Antes de que termine mi análisis, me toca el turno. Sólo llevo unos huevos y un litro de leche que he visto antes de llegar a los huevos. Esta vez sólo he cogido un par de cosas, porque soy el blanco perfecto de los estrategas de mercadotecnia que afinan su puntería ante una pronunciada crisis: no puedo comprar lo que he ido a comprar, y me considero afortunado, porque vivo con mi familia y porque cobro un paro de 400 Euros. Desgraciadamente, hace un mes, a un padre barreño se le denegó una ayuda social porque le faltaba tan sólo 6 miserables días por cotizar, y para colmo, se quedó en paro el 24 de Diciembre del año pasado y desde entonces está en paro. Este es un caso pero hay muchísimos más. ¿Cómo lo habrán pasado en estas Navidades? Hace años, abandonaba el súper cargado de cosas que ni necesitaba ni debía comer ni se me había ocurrido comprar, pero que iba cogiendo casi automáticamente.
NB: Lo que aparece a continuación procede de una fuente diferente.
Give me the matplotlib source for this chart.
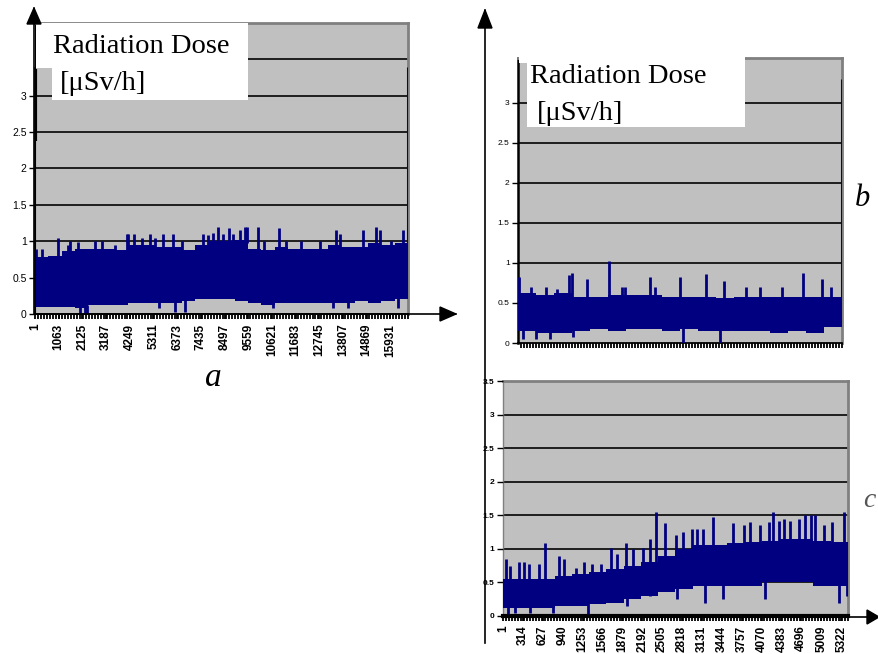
import matplotlib
matplotlib.use("Agg")
import matplotlib.pyplot as plt
import numpy as np
from matplotlib.patches import Polygon
from matplotlib.ticker import MultipleLocator

plt.rcParams["font.family"] = ["Liberation Sans", "DejaVu Sans"]

NAVY = "#000080"
PLOT_BG = "#c0c0c0"
FRAME = "#808080"
W, H = 879, 654

# Each trace is read off the picture as a dense "body" (lower/upper level per
# block of samples) plus the individual spikes that stick out of it.

# --- panel a ---
A_N = 16720
A_TICKS = [1, 1063, 2125, 3187, 4249, 5311, 6373, 7435, 8497, 9559,
           10621, 11683, 12745, 13807, 14869, 15931]
A_BODY_UP = [0.78, 0.80, 0.87, 0.90, 0.90, 0.90, 0.88, 0.95, 0.95, 0.92,
             0.92, 0.88, 0.95, 1.00, 1.00, 1.02, 0.90, 0.88, 0.92, 0.90,
             0.90, 0.90, 0.95, 0.92, 0.92, 0.97, 0.95, 0.98]
A_BODY_LO = [0.10, 0.10, 0.10, 0.08, 0.12, 0.12, 0.12, 0.15, 0.15, 0.15,
             0.15, 0.18, 0.20, 0.20, 0.20, 0.18, 0.15, 0.12, 0.15, 0.15,
             0.15, 0.15, 0.15, 0.15, 0.18, 0.15, 0.18, 0.20]
A_SPIKE_UP_AT = [46, 300, 1046, 1494, 1568, 1942, 2688, 2987, 3584, 4107,
                 4181, 4450, 4779, 5152, 5376, 5719, 6197, 6570, 7541, 7765,
                 7988, 8212, 8406, 8705, 8884, 9182, 9406, 9511, 10004, 10273,
                 10945, 11273, 11945, 12796, 13513, 13662, 14707, 15304, 15453,
                 15976, 16499]
A_SPIKE_UP = [0.90, 0.90, 1.05, 0.95, 1.00, 0.99, 1.00, 1.00, 0.95, 1.10,
              1.10, 1.10, 1.05, 1.10, 1.05, 1.10, 1.10, 1.00, 1.10, 1.08,
              1.12, 1.20, 1.10, 1.18, 1.10, 1.15, 1.20, 1.20, 1.20, 1.00,
              1.18, 1.00, 1.00, 1.00, 1.15, 1.10, 1.15, 1.20, 1.15,
              1.00, 1.15]
A_SPIKE_DN_AT = [2016, 2240, 2315, 5570, 6272, 6720, 10676, 13364, 14035, 16275]
A_SPIKE_DN = [0.00, 0.00, 0.02, 0.08, 0.03, 0.03, 0.08, 0.08, 0.08, 0.08]
A_FIRST_SPIKE = (2.38, 3.37)
A_LAST_SPIKE = 3.40

# --- panel b ---
B_N = 5400
B_BODY_UP = [0.62, 0.60, 0.62, 0.58, 0.58, 0.60, 0.60, 0.60, 0.58, 0.58,
             0.58, 0.56, 0.58, 0.58, 0.58, 0.58, 0.58, 0.58]
B_BODY_LO = [0.15, 0.12, 0.12, 0.15, 0.18, 0.15, 0.18, 0.18, 0.15, 0.18,
             0.15, 0.15, 0.15, 0.15, 0.12, 0.15, 0.12, 0.20]
B_SPIKE_UP_AT = [17, 222, 472, 650, 850, 905, 1150, 1517, 1739, 1778,
                 2206, 2278, 2695, 3128, 3428, 3806, 4039, 4406, 4750, 5072,
                 5222]
B_SPIKE_UP = [0.82, 0.70, 0.70, 0.68, 0.85, 0.87, 0.80, 1.02, 0.70, 0.70,
              0.82, 0.70, 0.83, 0.86, 0.78, 0.70, 0.70, 0.70, 0.87, 0.80,
              0.70]
B_SPIKE_DN_AT = [84, 306, 528, 917, 2751, 3362]
B_SPIKE_DN = [0.05, 0.05, 0.05, 0.08, 0.00, 0.00]
B_LAST_SPIKE = 3.30

# --- panel c ---
C_N = 5430
C_TICKS = [1, 314, 627, 940, 1253, 1566, 1879, 2192, 2505, 2818,
           3131, 3444, 3757, 4070, 4383, 4696, 5009, 5322]
C_BODY_UP = [0.55, 0.55, 0.55, 0.60, 0.62, 0.65, 0.70, 0.75, 0.80, 0.90,
             1.00, 1.05, 1.05, 1.08, 1.10, 1.12, 1.15, 1.15, 1.12, 1.10]
C_BODY_LO = [0.12, 0.12, 0.12, 0.15, 0.15, 0.18, 0.20, 0.25, 0.30, 0.35,
             0.40, 0.45, 0.45, 0.45, 0.45, 0.50, 0.50, 0.50, 0.45, 0.45]
C_SPIKE_UP_AT = [43, 106, 253, 327, 411, 563, 658, 884, 958, 1147,
                 1273, 1394, 1551, 1693, 1799, 1930, 2051, 2209, 2314, 2408,
                 2550, 2718, 2839, 2981, 3060, 3154, 3312, 3628, 3796, 3890,
                 4048, 4180, 4248, 4337, 4416, 4511, 4653, 4758, 4847, 4916,
                 5047, 5178, 5362]
C_SPIKE_UP = [0.85, 0.75, 0.80, 0.80, 0.78, 0.77, 1.08, 0.90, 0.85, 0.72,
              0.80, 0.78, 0.78, 1.02, 0.92, 1.08, 1.00, 1.02, 1.15, 1.55,
              1.38, 1.20, 1.25, 1.30, 1.30, 1.30, 1.48, 1.38, 1.35, 1.40,
              1.35, 1.40, 1.55, 1.42, 1.45, 1.42, 1.45, 1.50, 1.50, 1.50,
              1.35, 1.40, 1.55]
C_SPIKE_DN_AT = [80, 185, 421, 789, 1341, 1946, 2314, 2734, 3181, 3470,
                 4127, 5283, 5415]
C_SPIKE_DN = [0.03, 0.05, 0.05, 0.05, 0.03, 0.15, 0.30, 0.25, 0.20, 0.25,
              0.25, 0.20, 0.30]

Y_TICKS = [0, 0.5, 1, 1.5, 2, 2.5, 3]
Y_TICKS_C = [0, 0.5, 1, 1.5, 2, 2.5, 3, 3.5]


def px_axes(fig, left, top, right, bottom):
    return fig.add_axes([left / W, 1 - bottom / H, (right - left) / W, (bottom - top) / H])


def body_at(n, body, idx):
    edges = np.linspace(1, n, len(body) + 1)
    k = np.clip(np.searchsorted(edges, idx, side="right") - 1, 0, len(body) - 1)
    return np.asarray(body)[k]


def draw_trace(ax, n, body_up, body_lo, up_at, up, dn_at, dn):
    edges = np.linspace(1, n, len(body_up) + 1)
    ax.fill_between(edges, np.append(body_lo, body_lo[-1]),
                    np.append(body_up, body_up[-1]), step="post",
                    color=NAVY, lw=0, zorder=3)
    ax.vlines(up_at, body_at(n, body_up, up_at) - 0.05, up, color=NAVY,
              lw=2.0, zorder=3)
    ax.vlines(dn_at, dn, body_at(n, body_lo, dn_at) + 0.05, color=NAVY,
              lw=2.0, zorder=3)


def style_panel(ax, n, ymax, grid_levels, ytick_size, minor_step):
    ax.set_facecolor(PLOT_BG)
    ax.set_xlim(1, n)
    ax.set_ylim(0, ymax)
    for lev in grid_levels:
        ax.axhline(lev, color="#111111", lw=1.3, zorder=2)
    ax.xaxis.set_minor_locator(MultipleLocator(minor_step))
    ax.tick_params(axis="x", which="minor", length=3.5, width=1.3, direction="out")
    ax.tick_params(axis="x", which="major", length=3.5, width=1.3)
    ax.tick_params(axis="y", length=4, width=1, labelsize=ytick_size, pad=2)
    for side in ("top", "right"):
        ax.spines[side].set_color(FRAME)
        ax.spines[side].set_linewidth(2)
    ax.spines["bottom"].set_color("black")
    ax.spines["bottom"].set_linewidth(1.3)
    ax.spines["left"].set_color("black")
    ax.set_axisbelow(False)


fig = plt.figure(figsize=(W / 100, H / 100), dpi=100)

# panel a
ax_a = px_axes(fig, 35, 23, 408, 314)
style_panel(ax_a, A_N, 4.0, [0.5, 1, 1.5, 2, 2.5, 3, 3.5], 7.5, A_N / 125)
draw_trace(ax_a, A_N, A_BODY_UP, A_BODY_LO, A_SPIKE_UP_AT, A_SPIKE_UP,
           A_SPIKE_DN_AT, A_SPIKE_DN)
ax_a.vlines(A_N, A_BODY_UP[-1], A_LAST_SPIKE, color=NAVY, lw=2.2, zorder=3)
ax_a.vlines(1, A_FIRST_SPIKE[0], A_FIRST_SPIKE[1], color="black", lw=3, zorder=4)
ax_a.set_yticks(Y_TICKS)
ax_a.set_yticklabels([f"{v:g}" for v in Y_TICKS])
ax_a.set_xticks(A_TICKS)
ax_a.set_xticklabels([str(t) for t in A_TICKS], rotation=90, fontsize=8.5,
                     fontweight="bold")

# panel b
ax_b = px_axes(fig, 518, 58, 842, 343)
style_panel(ax_b, B_N, 3.56, [0.5, 1, 1.5, 2, 2.5, 3], 6, B_N / 108)
ax_b.spines["left"].set_linewidth(1.8)
draw_trace(ax_b, B_N, B_BODY_UP, B_BODY_LO, B_SPIKE_UP_AT, B_SPIKE_UP,
           B_SPIKE_DN_AT, B_SPIKE_DN)
ax_b.vlines(B_N, B_BODY_UP[-1], B_LAST_SPIKE, color=NAVY, lw=2.2, zorder=3)
ax_b.set_yticks(Y_TICKS)
ax_b.set_yticklabels([f"{v:g}" for v in Y_TICKS])
ax_b.set_xticks([])

# panel c
ax_c = px_axes(fig, 503, 381, 848, 616)
style_panel(ax_c, C_N, 3.5, [0.5, 1, 1.5, 2, 2.5, 3], 6, C_N / 115)
ax_c.spines["left"].set_color(FRAME)
ax_c.spines["left"].set_linewidth(1)
ax_c.spines["bottom"].set_linewidth(3)
draw_trace(ax_c, C_N, C_BODY_UP, C_BODY_LO, C_SPIKE_UP_AT, C_SPIKE_UP,
           C_SPIKE_DN_AT, C_SPIKE_DN)
ax_c.set_yticks(Y_TICKS_C)
ax_c.set_yticklabels([f"{v:g}" for v in Y_TICKS_C], fontweight="bold")
ax_c.set_xticks(C_TICKS)
ax_c.set_xticklabels([str(t) for t in C_TICKS], rotation=90, fontsize=8.5,
                     fontweight="bold")

# overlay in pixel coordinates: axis arrows, label boxes, panel letters
ov = fig.add_axes([0, 0, 1, 1], zorder=10)
ov.set_xlim(0, W)
ov.set_ylim(H, 0)
ov.axis("off")
ov.patch.set_alpha(0)

white_a = [(36, 23), (248, 23), (248, 100), (52, 100), (52, 68), (36, 68)]
white_b = [(519, 57), (745, 57), (745, 127), (527, 127), (527, 63), (519, 63)]
for poly in (white_a, white_b):
    ov.add_patch(Polygon(poly, closed=True, facecolor="white", edgecolor="none"))


def arrow(x0, y0, x1, y1, head=16, half=7):
    ov.plot([x0, x1], [y0, y1], color="black", lw=1.2)
    d = np.array([x1 - x0, y1 - y0], dtype=float)
    d /= np.hypot(*d)
    nrm = np.array([-d[1], d[0]])
    tip = np.array([x1, y1])
    base = tip - d * head
    ov.add_patch(Polygon([tip, base + nrm * half, base - nrm * half],
                         closed=True, facecolor="black", edgecolor="black"))


arrow(34, 314, 34, 8)
arrow(35, 314, 456, 314)
arrow(485, 643, 485, 10, head=18)
arrow(503, 617, 879, 617, head=12)
ov.plot([35, 35], [68, 314], color="black", lw=1.2)

serif = ["Liberation Serif", "DejaVu Serif"]
ov.text(53, 53, "Radiation Dose", family=serif, fontsize=20.5, va="baseline")
ov.text(60, 90, "[\u03bcSv/h]", family=serif, fontsize=20.5, va="baseline")
ov.text(530, 83, "Radiation Dose", family=serif, fontsize=20.5, va="baseline")
ov.text(537, 120, "[\u03bcSv/h]", family=serif, fontsize=20.5, va="baseline")

ov.text(213, 386, "a", family=serif, style="italic", fontsize=24,
        ha="center", va="baseline")
ov.text(862, 206, "b", family=serif, style="italic", fontsize=22,
        ha="center", va="baseline")
ov.text(869, 507, "c", family=serif, style="italic", fontsize=20,
        ha="center", va="baseline", color="#555555")

fig.savefig("out.png", dpi=100)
A veces, hasta me olvidaba de lo que realmente había ido a comprar, y esto repercutía en una pequeña carestía de huevos, aceite o detergente (y sobreabundancia de chocolatinas, yogures de sabores imposibles y anchoas del Cantábrico) que no se solucionaba hasta el día siguiente. Soy un peligro financiero y nutricional. ¿Qué pensarán de mí los de la cola si miran lo que llevo en la cesta?, me pregunto. Probablemente, lo que pensaría cualquiera: menudo gilipollas y qué lento es pagando.
Ah, que se me olvidaba, Feliz Año 2010.
La gente fue cigarra y ahora quiere comerse a las hormigas.